Source code of charts:
☆ ☆ ☆ ☆ ☆

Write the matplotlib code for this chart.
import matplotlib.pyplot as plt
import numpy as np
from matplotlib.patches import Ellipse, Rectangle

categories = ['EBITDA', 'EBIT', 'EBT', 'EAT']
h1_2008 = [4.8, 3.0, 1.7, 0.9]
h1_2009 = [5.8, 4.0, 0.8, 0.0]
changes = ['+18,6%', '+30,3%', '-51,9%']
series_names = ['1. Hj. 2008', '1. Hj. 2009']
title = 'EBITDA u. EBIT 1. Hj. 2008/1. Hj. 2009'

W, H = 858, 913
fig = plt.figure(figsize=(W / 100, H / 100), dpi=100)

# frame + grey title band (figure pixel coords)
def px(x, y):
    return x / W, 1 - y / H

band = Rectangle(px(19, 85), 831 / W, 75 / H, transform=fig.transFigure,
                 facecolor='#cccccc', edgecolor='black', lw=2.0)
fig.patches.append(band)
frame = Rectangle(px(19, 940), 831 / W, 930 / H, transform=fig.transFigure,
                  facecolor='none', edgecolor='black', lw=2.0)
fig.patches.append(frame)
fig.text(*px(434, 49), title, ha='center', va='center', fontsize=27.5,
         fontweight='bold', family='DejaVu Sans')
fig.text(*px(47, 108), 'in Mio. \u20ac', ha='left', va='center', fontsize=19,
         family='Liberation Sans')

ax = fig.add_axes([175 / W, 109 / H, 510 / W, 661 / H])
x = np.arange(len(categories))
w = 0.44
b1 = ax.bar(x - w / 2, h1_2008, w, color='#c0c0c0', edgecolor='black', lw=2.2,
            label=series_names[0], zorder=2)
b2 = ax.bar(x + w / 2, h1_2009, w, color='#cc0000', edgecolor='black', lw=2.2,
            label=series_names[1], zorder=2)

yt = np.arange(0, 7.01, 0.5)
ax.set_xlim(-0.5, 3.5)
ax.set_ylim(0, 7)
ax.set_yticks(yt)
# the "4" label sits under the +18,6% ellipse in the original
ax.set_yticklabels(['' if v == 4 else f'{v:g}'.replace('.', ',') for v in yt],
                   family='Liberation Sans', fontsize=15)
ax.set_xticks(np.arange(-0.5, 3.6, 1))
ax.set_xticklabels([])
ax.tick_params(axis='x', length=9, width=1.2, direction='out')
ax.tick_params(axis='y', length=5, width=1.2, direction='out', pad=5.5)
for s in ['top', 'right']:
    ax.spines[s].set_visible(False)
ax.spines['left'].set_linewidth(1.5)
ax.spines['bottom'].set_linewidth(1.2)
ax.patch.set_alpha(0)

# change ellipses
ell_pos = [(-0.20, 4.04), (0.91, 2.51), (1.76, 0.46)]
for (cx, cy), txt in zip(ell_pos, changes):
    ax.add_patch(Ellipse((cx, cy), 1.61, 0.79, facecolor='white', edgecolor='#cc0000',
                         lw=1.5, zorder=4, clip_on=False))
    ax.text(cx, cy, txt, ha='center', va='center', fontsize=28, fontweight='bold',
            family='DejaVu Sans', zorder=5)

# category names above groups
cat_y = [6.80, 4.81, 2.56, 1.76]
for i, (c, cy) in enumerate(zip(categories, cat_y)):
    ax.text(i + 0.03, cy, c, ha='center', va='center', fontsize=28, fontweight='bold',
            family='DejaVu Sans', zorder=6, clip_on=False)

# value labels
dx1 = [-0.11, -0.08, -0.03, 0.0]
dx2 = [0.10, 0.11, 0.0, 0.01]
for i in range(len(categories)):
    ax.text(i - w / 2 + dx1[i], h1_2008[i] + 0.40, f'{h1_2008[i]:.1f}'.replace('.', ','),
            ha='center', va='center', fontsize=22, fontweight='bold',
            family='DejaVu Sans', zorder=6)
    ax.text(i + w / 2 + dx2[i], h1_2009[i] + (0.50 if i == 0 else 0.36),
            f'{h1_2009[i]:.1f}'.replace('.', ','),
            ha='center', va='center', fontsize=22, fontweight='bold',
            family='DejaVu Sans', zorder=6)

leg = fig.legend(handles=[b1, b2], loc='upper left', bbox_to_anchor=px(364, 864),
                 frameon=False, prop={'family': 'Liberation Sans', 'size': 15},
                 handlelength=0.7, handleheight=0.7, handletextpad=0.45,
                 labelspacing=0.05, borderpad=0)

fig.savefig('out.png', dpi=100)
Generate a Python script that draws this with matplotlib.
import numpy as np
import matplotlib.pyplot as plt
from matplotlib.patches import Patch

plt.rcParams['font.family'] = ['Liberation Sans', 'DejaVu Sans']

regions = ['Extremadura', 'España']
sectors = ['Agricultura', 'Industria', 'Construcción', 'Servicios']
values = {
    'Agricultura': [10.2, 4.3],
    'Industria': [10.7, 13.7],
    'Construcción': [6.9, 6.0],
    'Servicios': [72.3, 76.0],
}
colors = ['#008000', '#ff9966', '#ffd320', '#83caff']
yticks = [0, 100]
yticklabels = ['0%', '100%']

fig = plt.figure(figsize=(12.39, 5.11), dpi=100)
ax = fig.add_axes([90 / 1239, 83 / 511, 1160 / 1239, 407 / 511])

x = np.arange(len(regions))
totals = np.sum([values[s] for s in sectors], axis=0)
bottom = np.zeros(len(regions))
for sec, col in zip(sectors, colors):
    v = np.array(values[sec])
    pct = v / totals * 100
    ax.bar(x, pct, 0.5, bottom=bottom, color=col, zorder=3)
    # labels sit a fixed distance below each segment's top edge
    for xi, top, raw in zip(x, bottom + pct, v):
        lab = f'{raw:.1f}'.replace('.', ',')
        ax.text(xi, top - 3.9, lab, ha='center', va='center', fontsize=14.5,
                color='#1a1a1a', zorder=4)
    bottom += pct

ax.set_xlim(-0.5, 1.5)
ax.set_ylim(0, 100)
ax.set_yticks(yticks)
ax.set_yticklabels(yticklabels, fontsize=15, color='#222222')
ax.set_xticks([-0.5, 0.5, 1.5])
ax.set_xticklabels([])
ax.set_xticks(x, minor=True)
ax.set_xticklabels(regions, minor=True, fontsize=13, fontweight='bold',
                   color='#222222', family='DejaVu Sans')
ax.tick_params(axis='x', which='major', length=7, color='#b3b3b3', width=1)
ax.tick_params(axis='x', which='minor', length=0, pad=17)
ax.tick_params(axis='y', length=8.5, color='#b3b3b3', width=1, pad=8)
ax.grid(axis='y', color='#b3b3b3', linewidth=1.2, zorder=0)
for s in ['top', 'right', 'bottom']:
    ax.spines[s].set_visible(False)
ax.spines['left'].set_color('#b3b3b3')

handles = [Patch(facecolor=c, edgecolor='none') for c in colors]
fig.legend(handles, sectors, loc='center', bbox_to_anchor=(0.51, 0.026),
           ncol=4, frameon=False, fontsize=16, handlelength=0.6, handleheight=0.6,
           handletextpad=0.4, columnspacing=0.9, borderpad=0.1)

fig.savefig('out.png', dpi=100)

☆ ☆ ☆ ☆ ☆

> _REQUIRED WORK_
Repeat exactly, please, each line from the beginning of the data through the line with "label=series_names[1], zorder=2)" in it, and only those lines.

> _FINAL ANSWER_
Write the matplotlib code for this chart.
import matplotlib.pyplot as plt
import numpy as np
from matplotlib.patches import Ellipse, Rectangle

categories = ['EBITDA', 'EBIT', 'EBT', 'EAT']
h1_2008 = [4.8, 3.0, 1.7, 0.9]
h1_2009 = [5.8, 4.0, 0.8, 0.0]
changes = ['+18,6%', '+30,3%', '-51,9%']
series_names = ['1. Hj. 2008', '1. Hj. 2009']
title = 'EBITDA u. EBIT 1. Hj. 2008/1. Hj. 2009'

W, H = 858, 913
fig = plt.figure(figsize=(W / 100, H / 100), dpi=100)

# frame + grey title band (figure pixel coords)
def px(x, y):
    return x / W, 1 - y / H

band = Rectangle(px(19, 85), 831 / W, 75 / H, transform=fig.transFigure,
                 facecolor='#cccccc', edgecolor='black', lw=2.0)
fig.patches.append(band)
frame = Rectangle(px(19, 940), 831 / W, 930 / H, transform=fig.transFigure,
                  facecolor='none', edgecolor='black', lw=2.0)
fig.patches.append(frame)
fig.text(*px(434, 49), title, ha='center', va='center', fontsize=27.5,
         fontweight='bold', family='DejaVu Sans')
fig.text(*px(47, 108), 'in Mio. \u20ac', ha='left', va='center', fontsize=19,
         family='Liberation Sans')

ax = fig.add_axes([175 / W, 109 / H, 510 / W, 661 / H])
x = np.arange(len(categories))
w = 0.44
b1 = ax.bar(x - w / 2, h1_2008, w, color='#c0c0c0', edgecolor='black', lw=2.2,
            label=series_names[0], zorder=2)
b2 = ax.bar(x + w / 2, h1_2009, w, color='#cc0000', edgecolor='black', lw=2.2,
            label=series_names[1], zorder=2)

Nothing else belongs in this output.